IOSE is informed by practical requirements. The requirements inform the development of methodologies and languages, which in turn inform programming models and systems work. Recently, as described above, we have focused on supporting IOSE on popular platforms such as blockchain and serverless, with an eye on making an impact on practice.
Recent discussions and consulting engagements with industry highlight the exciting potential of IOSE. In the short term, our focus is on developing software and engaging with industrial partners to seek out joint work with them that applies IOSE toward addressing their problems. For example, colleagues at IBM Research are interested in developing a version of our decentralized serverless technology [12] targeted at Kubernetes, the motivation being to simplify the development of Kubernetes applications.
Alan Kay thought the big idea (in OOP) was messaging; but also that it wasn’t done properly – in fact, according to us, it wasn’t done at all. The bigger idea is protocols and we aim to do it properly. Via novel abstractions that combine decision and communication via information, we seek to revolutionize programming practice and research. Information-based representations of interaction, decision abstractions based on them, and native language support for them will become central themes in programming.
Industry is waking up to the advantages of messaging-based coordination, as evidenced by growing interest in actor model implementations such as Akka and languages such as Erlang. However, without embracing protocols, messaging-based coordination will remain just as complex as shared-memory coordination [28]. As applications are devised increasingly in terms of microservices, the problem of coordination will become ever more acute and protocols will come to the fore. The problem of representing contracts has also entered the broader imagination thanks to blockchain. Coupled with the fact that we are focused on producing practical technology, these developments in industry give us hope that the novel research program we have pursued for the past two decades is poised for impact.
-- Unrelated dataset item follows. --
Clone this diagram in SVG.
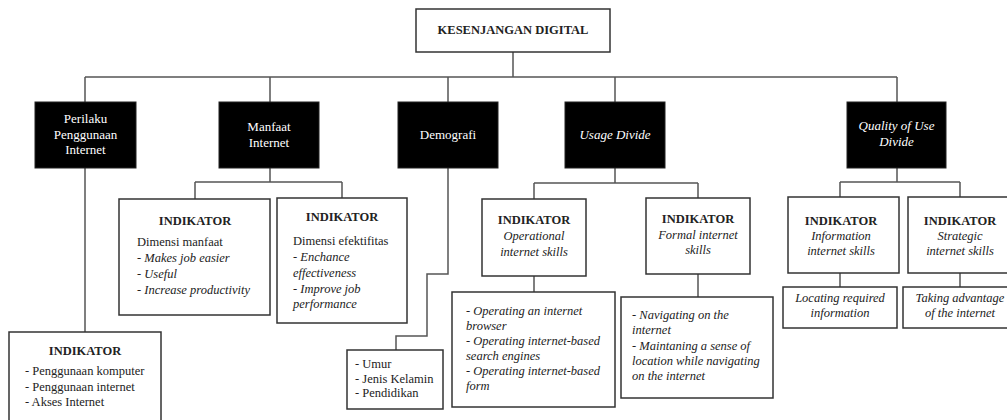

Today, as many in the MAS community reflect on what the community has contributed to computing and software development over the last three decades and how to stay relevant, we are confident that the MAS work on communication meaning is significant and has the potential to reshape computing and software engineering.
Footnotes
Acknowledgements
Munindar Singh laid the foundations of IOSE is his seminal work on the meaning of communication. He and his research group at NC State University continue to elaborate on the theme. Pınar Yolum, in particular, made substantial contributions via her work on commitment protocols. Today, for the most part, IOSE is a collaboration between Singh’s group and the author’s group at Lancaster. Samuel Christie, who is a member of both groups, currently leads the programming model efforts.
Protocols, commitments, and norms are historically important research themes in multiagent systems. The current paper is not a survey of the field; it is merely a summary of the main ideas and implications of IOSE. The author has benefitted greatly from interaction with members of the EMAS (software engineering) and the COIN (coordination) communities. Discussions (and in some cases joint work) with Matteo Baldoni, Cristina Baroglio, Fabiano Dalpiaz, Angelo Ferrando, Viviana Mascardi, John Mylopoulos, and Michael Winikoff have been especially illuminating. Matthew Arrott, an expert in business messaging and financial applications, has been a rich source of support and encouragement for the past decade.